## DATA SHOWN

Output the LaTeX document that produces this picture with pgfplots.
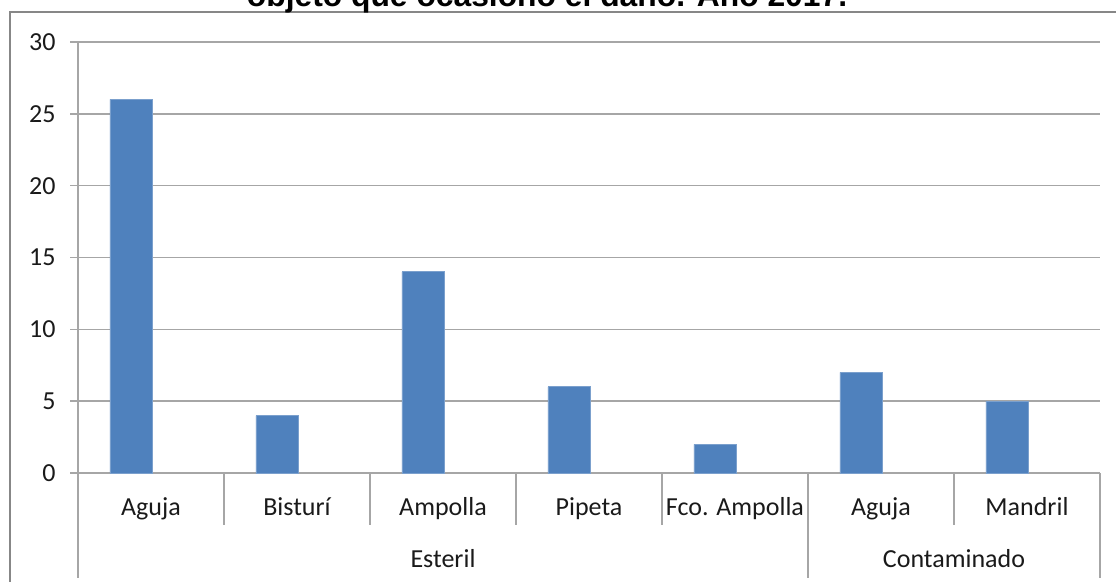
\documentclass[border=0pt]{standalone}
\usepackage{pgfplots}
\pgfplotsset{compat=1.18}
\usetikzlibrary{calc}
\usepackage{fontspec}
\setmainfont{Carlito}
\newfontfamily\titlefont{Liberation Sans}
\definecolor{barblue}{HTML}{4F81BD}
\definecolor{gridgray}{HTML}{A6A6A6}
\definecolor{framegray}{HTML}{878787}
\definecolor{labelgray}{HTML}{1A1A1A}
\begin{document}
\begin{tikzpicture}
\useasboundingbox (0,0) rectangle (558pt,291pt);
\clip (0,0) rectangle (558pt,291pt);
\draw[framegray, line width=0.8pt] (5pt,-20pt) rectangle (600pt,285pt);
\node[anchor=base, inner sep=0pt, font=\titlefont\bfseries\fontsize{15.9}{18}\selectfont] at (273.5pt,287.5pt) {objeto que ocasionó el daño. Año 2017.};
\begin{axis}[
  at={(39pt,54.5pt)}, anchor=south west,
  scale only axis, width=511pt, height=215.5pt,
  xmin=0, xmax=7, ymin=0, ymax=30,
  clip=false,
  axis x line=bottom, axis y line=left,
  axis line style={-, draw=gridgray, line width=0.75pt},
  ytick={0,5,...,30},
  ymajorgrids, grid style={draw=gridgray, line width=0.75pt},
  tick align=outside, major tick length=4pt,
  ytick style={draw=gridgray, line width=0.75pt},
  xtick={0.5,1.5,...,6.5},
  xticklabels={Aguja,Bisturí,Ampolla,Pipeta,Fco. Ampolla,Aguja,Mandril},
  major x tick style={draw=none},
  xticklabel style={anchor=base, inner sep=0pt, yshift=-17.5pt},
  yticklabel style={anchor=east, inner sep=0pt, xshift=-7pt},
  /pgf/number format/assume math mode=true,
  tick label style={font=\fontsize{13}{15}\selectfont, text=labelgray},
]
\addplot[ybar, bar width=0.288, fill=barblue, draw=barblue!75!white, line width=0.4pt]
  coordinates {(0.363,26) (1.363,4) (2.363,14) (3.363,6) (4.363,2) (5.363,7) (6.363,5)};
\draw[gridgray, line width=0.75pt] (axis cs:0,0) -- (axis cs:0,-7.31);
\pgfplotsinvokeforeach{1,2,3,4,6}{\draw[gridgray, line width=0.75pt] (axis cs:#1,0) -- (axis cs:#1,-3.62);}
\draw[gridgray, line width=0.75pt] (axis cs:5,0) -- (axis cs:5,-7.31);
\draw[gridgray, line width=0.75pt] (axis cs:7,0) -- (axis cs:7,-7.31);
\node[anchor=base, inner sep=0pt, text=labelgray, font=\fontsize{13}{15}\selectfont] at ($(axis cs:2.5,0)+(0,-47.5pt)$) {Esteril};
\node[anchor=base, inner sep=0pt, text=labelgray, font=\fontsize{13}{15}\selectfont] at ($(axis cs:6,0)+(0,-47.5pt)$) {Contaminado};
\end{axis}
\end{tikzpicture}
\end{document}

## PROBLEM DETAILS
Transcribe all the lines above exactly, apart from the pictures.

## THE SOLUTION
Output the LaTeX document that produces this picture with pgfplots.
\documentclass[border=0pt]{standalone}
\usepackage{pgfplots}
\pgfplotsset{compat=1.18}
\usetikzlibrary{calc}
\usepackage{fontspec}
\setmainfont{Carlito}
\newfontfamily\titlefont{Liberation Sans}
\definecolor{barblue}{HTML}{4F81BD}
\definecolor{gridgray}{HTML}{A6A6A6}
\definecolor{framegray}{HTML}{878787}
\definecolor{labelgray}{HTML}{1A1A1A}
\begin{document}
\begin{tikzpicture}
\useasboundingbox (0,0) rectangle (558pt,291pt);
\clip (0,0) rectangle (558pt,291pt);
\draw[framegray, line width=0.8pt] (5pt,-20pt) rectangle (600pt,285pt);
\node[anchor=base, inner sep=0pt, font=\titlefont\bfseries\fontsize{15.9}{18}\selectfont] at (273.5pt,287.5pt) {objeto que ocasionó el daño. Año 2017.};
\begin{axis}[
  at={(39pt,54.5pt)}, anchor=south west,
  scale only axis, width=511pt, height=215.5pt,
  xmin=0, xmax=7, ymin=0, ymax=30,
  clip=false,
  axis x line=bottom, axis y line=left,
  axis line style={-, draw=gridgray, line width=0.75pt},
  ytick={0,5,...,30},
  ymajorgrids, grid style={draw=gridgray, line width=0.75pt},
  tick align=outside, major tick length=4pt,
  ytick style={draw=gridgray, line width=0.75pt},
  xtick={0.5,1.5,...,6.5},
  xticklabels={Aguja,Bisturí,Ampolla,Pipeta,Fco. Ampolla,Aguja,Mandril},
  major x tick style={draw=none},
  xticklabel style={anchor=base, inner sep=0pt, yshift=-17.5pt},
  yticklabel style={anchor=east, inner sep=0pt, xshift=-7pt},
  /pgf/number format/assume math mode=true,
  tick label style={font=\fontsize{13}{15}\selectfont, text=labelgray},
]
\addplot[ybar, bar width=0.288, fill=barblue, draw=barblue!75!white, line width=0.4pt]
  coordinates {(0.363,26) (1.363,4) (2.363,14) (3.363,6) (4.363,2) (5.363,7) (6.363,5)};
\draw[gridgray, line width=0.75pt] (axis cs:0,0) -- (axis cs:0,-7.31);
\pgfplotsinvokeforeach{1,2,3,4,6}{\draw[gridgray, line width=0.75pt] (axis cs:#1,0) -- (axis cs:#1,-3.62);}
\draw[gridgray, line width=0.75pt] (axis cs:5,0) -- (axis cs:5,-7.31);
\draw[gridgray, line width=0.75pt] (axis cs:7,0) -- (axis cs:7,-7.31);
\node[anchor=base, inner sep=0pt, text=labelgray, font=\fontsize{13}{15}\selectfont] at ($(axis cs:2.5,0)+(0,-47.5pt)$) {Esteril};
\node[anchor=base, inner sep=0pt, text=labelgray, font=\fontsize{13}{15}\selectfont] at ($(axis cs:6,0)+(0,-47.5pt)$) {Contaminado};
\end{axis}
\end{tikzpicture}
\end{document}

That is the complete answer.